The farm: “We are mixed beef and tillage farmers from Terryglass, Co Tipperary. Philip is the one who has been looking after the farm for the past few years. On the beef end, we take in calves from local dairy farmers and rear them to beef. We were lucky to get our first silage cut in on Friday, just as the weather was improving.”

Contracting: “We have a silage contracting partnership with local man Richard Hogan. Our drivers are all friends or family of myself and Richard. My son, Philip, mows with the Case and Richard is on the pit. My nephew Michael draws for us too. I am usually on the harvester, which is a John Deere 2640 we purchased in 2015. We would not have the equipment to cover huge areas but we get through a good 900 to 1,000 acres, which is enough when you are farming as well.”

Starting out: “I started out in silage contracting in 1967 with my brother, Brendan. I would pick the silage up with a 43” single chop on a David Brown 990, while Brendan buckraked. In those days, pitting 3ac would have been a full day’s work. I moved to precision chop in 1978 and went self-propelled with a New Holland harvester in 2006.”

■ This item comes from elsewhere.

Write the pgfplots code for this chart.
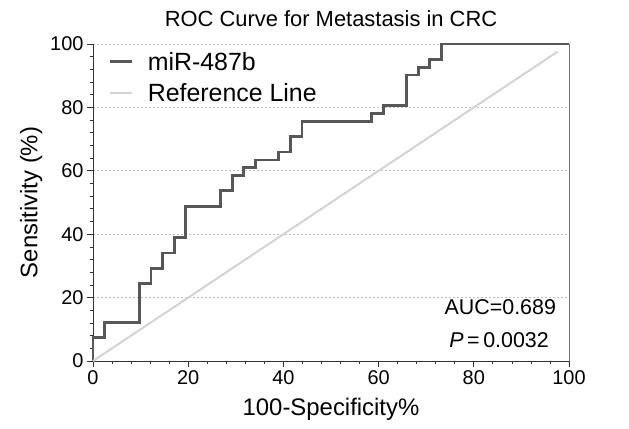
\documentclass[border=0pt]{standalone}
\usepackage{fontspec}
\setmainfont{Liberation Sans}
\usepackage{pgfplots}
\pgfplotsset{compat=1.18}

\definecolor{curvegray}{HTML}{575757}
\definecolor{refgray}{HTML}{D3D3D3}
\definecolor{gridgray}{HTML}{C0C0C0}

\begin{document}
\begin{tikzpicture}
\begin{axis}[
  scale only axis,
  width=476bp, height=317bp,
  xmin=0, xmax=100, ymin=0, ymax=100,
  axis lines*=left,
  axis line style={black!80, line width=0.9pt},
  xtick={0,20,...,100}, ytick={0,20,...,100},
  minor x tick num=4, minor y tick num=4,
  tick align=outside,
  major tick length=6bp, minor tick length=3bp,
  tick style={black!80, line width=0.7pt},
  /pgf/number format/assume math mode=true,
  tick label style={font=\fontsize{20}{23}\selectfont},
  ymajorgrids,
  grid style={gridgray, dash pattern=on 2bp off 2bp, line width=0.6pt},
  title={ROC Curve for Metastasis in CRC},
  title style={font=\fontsize{22}{25}\selectfont, at={(axis description cs:0.5,1.062)}, anchor=center},
  xlabel={100-Specificity\%},
  xlabel style={font=\fontsize{24}{27}\selectfont, at={(axis description cs:0.5,-0.151)}, anchor=center},
  ylabel={Sensitivity (\%)},
  ylabel style={font=\fontsize{24}{27}\selectfont, at={(axis description cs:-0.13,0.5)}, anchor=center},
  legend style={at={(axis description cs:0.027,0.988)}, anchor=north west, draw=none, fill=none,
    font=\fontsize{25}{28}\selectfont, row sep=8bp},
  legend cell align=left,
  legend image code/.code={\draw[#1] (0bp,0bp) -- (22bp,0bp); \path (34bp,0bp);},
  clip=false,
]
\addplot[curvegray, line width=2.8pt, line join=miter] coordinates {
  (0,0) (0,7.3) (2.4,7.3) (2.4,12.2) (9.8,12.2) (9.8,24.4) (12.2,24.4) (12.2,29.3)
  (14.6,29.3) (14.6,34.1) (17.1,34.1) (17.1,39.0) (19.5,39.0) (19.5,48.8)
  (26.8,48.8) (26.8,53.7) (29.3,53.7) (29.3,58.5) (31.7,58.5) (31.7,61.0)
  (34.1,61.0) (34.1,63.4) (39.0,63.4) (39.0,65.9) (41.5,65.9) (41.5,70.7)
  (43.9,70.7) (43.9,75.6) (58.5,75.6) (58.5,78.0) (61.0,78.0) (61.0,80.5)
  (65.9,80.5) (65.9,90.2) (68.3,90.2) (68.3,92.7) (70.7,92.7) (70.7,95.1)
  (73.2,95.1) (73.2,100) (100,100)
};
\addlegendentry{miR-487b}
\addplot[refgray, line width=2pt] coordinates {(0,0) (97.6,97.6)};
\addlegendentry{Reference Line}
\draw[black!55, line width=0.9pt] (rel axis cs:1,0) -- (rel axis cs:1,1);
\node[anchor=east, font=\fontsize{21.5}{24}\selectfont] at (axis cs:98,17) {AUC=0.689};
\node[anchor=east, font=\fontsize{21.5}{24}\selectfont] at (axis cs:96.5,6.6) {\textit{P}\,=\,0.0032};
\path (rel axis cs:0,0) ++(-93bp,-68bp) coordinate (bbsw);
\path (rel axis cs:1,1) ++(60bp,44bp) coordinate (bbne);
\end{axis}
\useasboundingbox (bbsw) rectangle (bbne);
\end{tikzpicture}
\end{document}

Weather delays: “We are about 10 days behind schedule because of the weather we have had from mid-April. I would have seven or eight customers ready to cut in the morning if the weather was right. The bulk in silage crops is slowing us down even more.”

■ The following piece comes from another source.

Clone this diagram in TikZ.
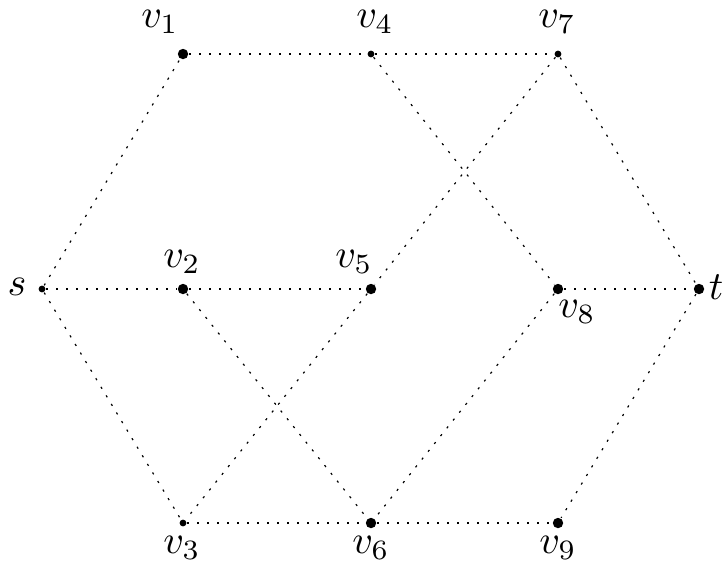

This week: “We have cut for a few customers since we started on Sunday. Quality will be down on the crops still standing, especially those that did not get a grazing this spring. It has shaped up to be a challenging year for silage contractors and farmers alike.”

Quotable quote: “I have seen huge changes on the machinery end of contracting over my 54 years of driving. The harvesters today have a lot more technology and are far more complicated than when I began. I do not think I could cope with a brand new machine being so computerised.”